Many activists still don't think this is enough. They criticize the Fair Labor Association because it doesn't have any trade union members on its governing board.

Campaigners also test company claims. Last year, the Clean Clothes Campaign attacked Holland's largest retailer Vendex KBB NV, saying some of its Indian and Sri Lankan subcontractors force workers to stay on the job for up to 90 hours a week for only 40 euro a month.

"Vendex's current code of conduct and monitoring system are ineffective," the organization said.

Vendex says it is in talks with Dutch activists to tighten its monitoring. It's Hema subsidiary also is considering independent checks of its subcontractors.

"We do our best to ensure that all our suppliers are treating their workers correctly, but there's always a possibility that an NGO finds a situation," says Bonnie Linthorst, a Vendex spokeswoman. She can't confirm or deny the chargers against Indian and Sri Lankan subcontractors, saying the factories involved weren't named in the report.

Trade unions and human rights activists are also targeting Pinault-Printemps-R edoute SA, the French retail conglomerate that owns Gucci and a string of other luxury high street brands. The campaigners allege that Pinault's La Redoute sourced some of its products from Myanmar, formerly Burma, a country with a record of using forced labor.

"We made the decision not to import goods from Burma" and "we don't run sweatshops," counters Thomas Kamm, a Pinault spokesman.
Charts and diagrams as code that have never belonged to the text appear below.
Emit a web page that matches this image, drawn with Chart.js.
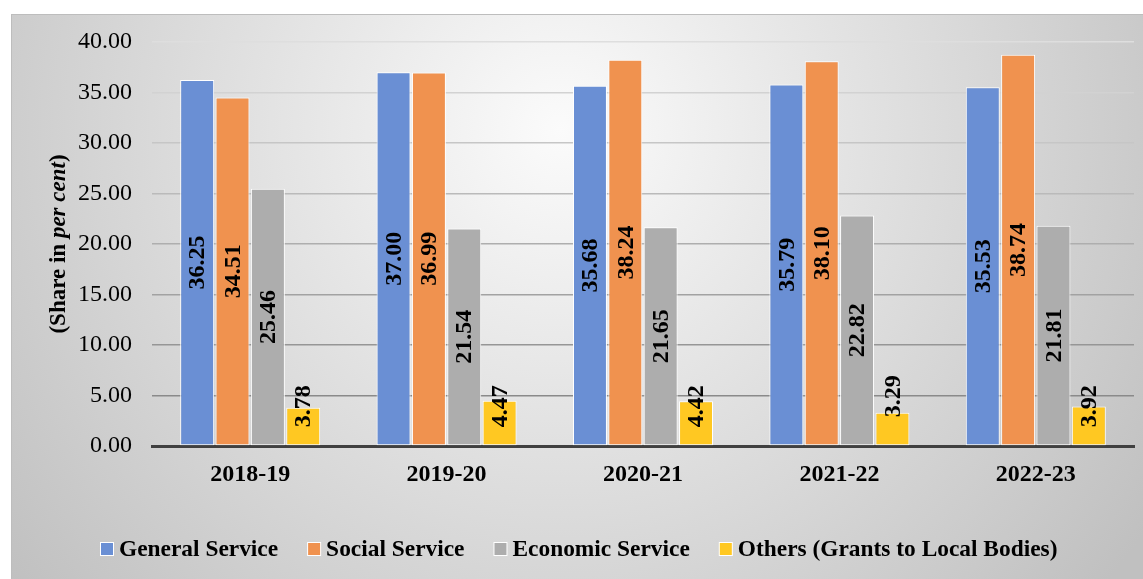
<!DOCTYPE html>
<html>
<head>
<meta charset="utf-8">
<script src="https://cdn.jsdelivr.net/npm/chart.js@4"></script>
<style>
  html, body { margin: 0; padding: 0; background: #fff; }
  #wrap { width: 1143px; height: 579px; }
</style>
</head>
<body>
<div id="wrap"><canvas id="c" width="1143" height="579"></canvas></div>
<script>
const categories = ['2018-19', '2019-20', '2020-21', '2021-22', '2022-23'];
const generalService = [36.25, 37.00, 35.68, 35.79, 35.53];
const socialService = [34.51, 36.99, 38.24, 38.10, 38.74];
const economicService = [25.46, 21.54, 21.65, 22.82, 21.81];
const othersGrants = [3.78, 4.47, 4.42, 3.29, 3.92];
const seriesNames = ['General Service', 'Social Service', 'Economic Service', 'Others (Grants to Local Bodies)'];
const seriesColors = ['#6a8fd4', '#f0924f', '#adadad', '#ffc822'];
const yMin = 0, yMax = 40, yStep = 5;
const yTitleParts = [['(Share in ', 'bold'], ['per cent', 'italic bold'], [')', 'bold']];

const FONT = '"Liberation Serif", "Times New Roman", serif';

const bgPlugin = {
  id: 'bg',
  beforeDraw(chart) {
    const ctx = chart.ctx;
    ctx.save();
    ctx.fillStyle = '#ffffff';
    ctx.fillRect(0, 0, chart.width, chart.height);
    const g = ctx.createRadialGradient(560, 130, 0, 560, 130, 710);
    g.addColorStop(0, '#fbfbfb');
    g.addColorStop(1, '#c0c0c0');
    ctx.fillStyle = g;
    ctx.fillRect(11, 14, chart.width - 11, chart.height - 14);
    ctx.strokeStyle = '#bdbdbd';
    ctx.lineWidth = 1;
    ctx.beginPath();
    ctx.moveTo(11, 14.5); ctx.lineTo(chart.width, 14.5);
    ctx.moveTo(11.5, 14); ctx.lineTo(11.5, chart.height);
    ctx.stroke();
    ctx.restore();
  }
};

const labelPlugin = {
  id: 'barLabels',
  afterDatasetsDraw(chart) {
    const ctx = chart.ctx;
    ctx.save();
    ctx.font = 'bold 24px ' + FONT;
    ctx.fillStyle = '#000';
    ctx.textAlign = 'center';
    ctx.textBaseline = 'middle';
    chart.data.datasets.forEach((ds, di) => {
      const meta = chart.getDatasetMeta(di);
      meta.data.forEach((bar, i) => {
        const txt = ds.data[i].toFixed(2);
        const h = bar.base - bar.y;
        let cy = (bar.y + bar.base) / 2;
        if (h < 36) cy = bar.base - 49;
        else cy = Math.min(cy, bar.base - 39);
        ctx.save();
        ctx.translate(bar.x + 1, cy);
        ctx.rotate(-Math.PI / 2);
        ctx.fillText(txt, 0, 0);
        ctx.restore();
      });
    });
    ctx.restore();
  }
};

const decorPlugin = {
  id: 'decor',
  afterDraw(chart) {
    const ctx = chart.ctx;
    ctx.save();
    let total = 0;
    const widths = yTitleParts.map(p => {
      ctx.font = p[1] + ' 23px ' + FONT;
      const w = ctx.measureText(p[0]).width;
      total += w;
      return w;
    });
    ctx.translate(59, 244);
    ctx.rotate(-Math.PI / 2);
    ctx.fillStyle = '#000';
    ctx.textBaseline = 'middle';
    ctx.textAlign = 'left';
    let x = -total / 2;
    yTitleParts.forEach((p, i) => {
      ctx.font = p[1] + ' 23px ' + FONT;
      ctx.fillText(p[0], x, 0);
      x += widths[i];
    });
    ctx.restore();

    // Legend
    ctx.save();
    ctx.font = 'bold 23.4px ' + FONT;
    ctx.textBaseline = 'middle';
    ctx.textAlign = 'left';
    let lx = 101;
    const ly = 549;
    chart.data.datasets.forEach((ds) => {
      ctx.fillStyle = '#ffffff';
      ctx.fillRect(lx - 1, ly - 7, 14, 14);
      ctx.fillStyle = ds.backgroundColor;
      ctx.fillRect(lx, ly - 6, 12, 12);
      ctx.fillStyle = '#000';
      ctx.fillText(ds.label, lx + 18, ly + 1);
      lx += 18 + ctx.measureText(ds.label).width + 30;
    });
    ctx.restore();
  }
};

const seriesValues = [generalService, socialService, economicService, othersGrants];

new Chart(document.getElementById('c'), {
  type: 'bar',
  data: {
    labels: categories,
    datasets: seriesValues.map((vals, i) => ({
      label: seriesNames[i],
      data: vals,
      backgroundColor: seriesColors[i],
      borderColor: '#ffffff',
      borderWidth: 1,
      borderSkipped: false,
      barPercentage: 0.96,
      categoryPercentage: 0.72
    }))
  },
  options: {
    responsive: false,
    animation: false,
    devicePixelRatio: 1,
    layout: { padding: { left: 0, right: 9, top: 42, bottom: 0 } },
    plugins: {
      legend: { display: false },
      title: { display: false },
      tooltip: { enabled: false }
    },
    scales: {
      x: {
        grid: { display: false, drawTicks: false },
        border: { display: true, color: '#404040', width: 3 },
        ticks: {
          color: '#000',
          font: { family: FONT, size: 24, weight: 'bold' },
          padding: 14,
          maxRotation: 0
        },
        afterFit(s) { s.height = 133; }
      },
      y: {
        min: yMin,
        max: yMax,
        ticks: {
          stepSize: yStep,
          color: '#000',
          font: { family: FONT, size: 24 },
          padding: 20,
          callback: v => Number(v).toFixed(2)
        },
        grid: {
          drawTicks: false,
          color: (c) => {
            const v = c.tick ? c.tick.value : 0;
            if (v === 0) return 'rgba(0,0,0,0)';
            const g = Math.round(138 + (v - 5) / 35 * (222 - 138));
            return `rgb(${g},${g},${g})`;
          },
          lineWidth: 1.6
        },
        border: { display: false },
        afterFit(s) { s.width = 152; }
      }
    }
  },
  plugins: [bgPlugin, labelPlugin, decorPlugin]
});
</script>
</body>
</html>
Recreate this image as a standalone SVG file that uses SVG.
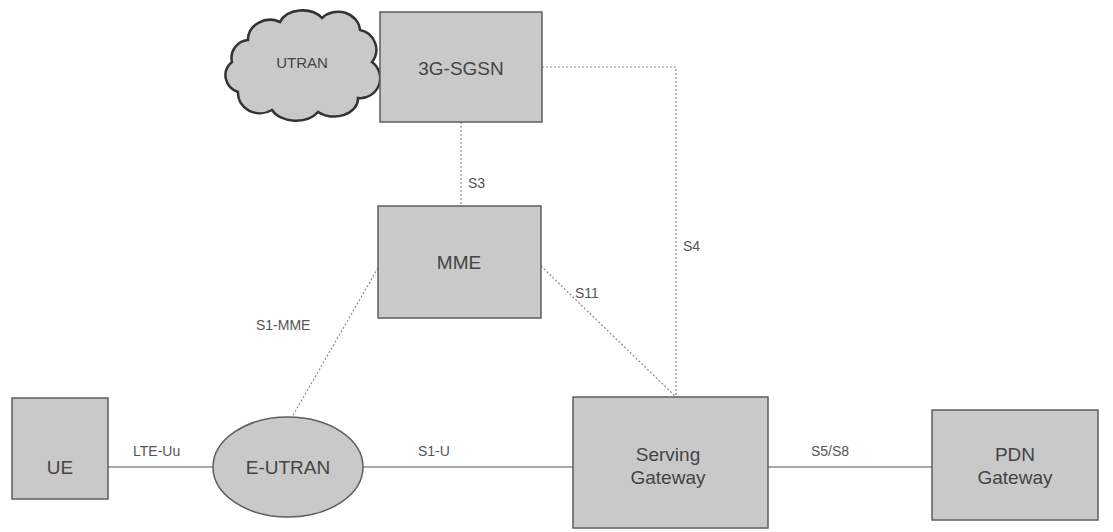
<svg xmlns="http://www.w3.org/2000/svg" width="1113" height="532" viewBox="0 0 1113 532">
  <style>
    .box { fill: #c9c9c9; stroke: #5e5e5e; stroke-width: 1.5; }
    .cloud { fill: #c9c9c9; stroke: #333333; stroke-width: 2.5; }
    .lbl { font-family: "Liberation Sans", Arial, sans-serif; font-size: 19px; fill: #444; text-anchor: middle; }
    .if { font-family: "Liberation Sans", Arial, sans-serif; font-size: 14px; fill: #555; }
    .dot { stroke: #8a8a8a; stroke-width: 1.2; fill: none; stroke-dasharray: 2 2; }
    .solid { stroke: #8a8a8a; stroke-width: 1.4; fill: none; }
  </style>
  <rect width="1113" height="532" fill="#ffffff"/>

  <g id="connectors">
    <!-- S3: 3G-SGSN to MME -->
    <line class="dot" x1="461" y1="122" x2="461" y2="206"/>
    <!-- S4: 3G-SGSN to Serving Gateway -->
    <polyline class="dot" points="542,67 676,67 676,397"/>
    <!-- S11: MME to Serving Gateway -->
    <line class="dot" x1="541" y1="266" x2="676" y2="397"/>
    <!-- S1-MME: MME to E-UTRAN -->
    <line class="dot" x1="378" y1="268" x2="292" y2="417"/>
    <!-- LTE-Uu -->
    <line class="solid" x1="108" y1="467" x2="213" y2="467"/>
    <!-- S1-U -->
    <line class="solid" x1="363" y1="467" x2="573" y2="467"/>
    <!-- S5/S8 -->
    <line class="solid" x1="768" y1="467" x2="932" y2="467"/>

    <text class="if" x="468" y="188">S3</text>
    <text class="if" x="683" y="251">S4</text>
    <text class="if" x="575" y="298">S11</text>
    <text class="if" x="256" y="330">S1-MME</text>
    <text class="if" x="133" y="456">LTE-Uu</text>
    <text class="if" x="418" y="456">S1-U</text>
    <text class="if" x="811" y="456">S5/S8</text>
  </g>

  <g id="utran">
    <path class="cloud" d="M248,40 A22,20 0 0 1 280,22 A24,18 0 0 1 322,18 A22,20 0 0 1 360,30 A20,20 0 0 1 372,62 A20,20 0 0 1 358,98 A24,18 0 0 1 318,112 A26,18 0 0 1 272,110 A22,20 0 0 1 238,92 A20,18 0 0 1 232,62 A18,18 0 0 1 248,40 Z"/>
    <text class="lbl" x="302" y="68" style="font-size:15px">UTRAN</text>
  </g>

  <g id="sgsn">
    <rect class="box" x="380" y="12" width="162" height="110"/>
    <text class="lbl" x="461" y="75">3G-SGSN</text>
  </g>

  <g id="mme">
    <rect class="box" x="378" y="206" width="163" height="112"/>
    <text class="lbl" x="459" y="269">MME</text>
  </g>

  <g id="ue">
    <rect class="box" x="12" y="398" width="96" height="101"/>
    <text class="lbl" x="60" y="474">UE</text>
  </g>

  <g id="eutran">
    <ellipse class="box" cx="288" cy="467" rx="75" ry="50"/>
    <text class="lbl" x="288" y="474">E-UTRAN</text>
  </g>

  <g id="sgw">
    <rect class="box" x="573" y="397" width="195" height="131"/>
    <text class="lbl" x="668" y="461">Serving</text>
    <text class="lbl" x="668" y="484">Gateway</text>
  </g>

  <g id="pgw">
    <rect class="box" x="932" y="410" width="166" height="110"/>
    <text class="lbl" x="1015" y="461">PDN</text>
    <text class="lbl" x="1015" y="484">Gateway</text>
  </g>
</svg>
Once problems are identified, most campaigners and companies agree that it is better to work with suppliers than desert them.

Adidas has canceled contracts in a few cases in China after discovering factories that employed children and using forced prison labor. But aside from such outright violations, the company presses management to make improvements. Otherwise, it fears workers will suffer the most, losing their only source of income.

"Only if there's no cooperation will we terminate contracts," says William Andersen, Adidas's Director of Social and Environmental Affairs for Asia.

Dealing with subcontractors in the developing world requires coalition building. When the Hong Kong Christian Industrial Committee complained about conditions for workers making footballs at a factory in mainland China, Adidas started pressuring the factory's management to increase pay, reduce working hours and improve safety.

But Adidas's leverage is limited. It accounts for only 10 percent of annual production. So it has asked other major buyers to make similar demands. Negotiations on the issue continue.

Simple economics will always continue to push multinationals to search out low cost production centers. Developing countries are desperate for their investment. But since consumers insist on safeguards, expect much more sweating in coming years over Third World sweatshops.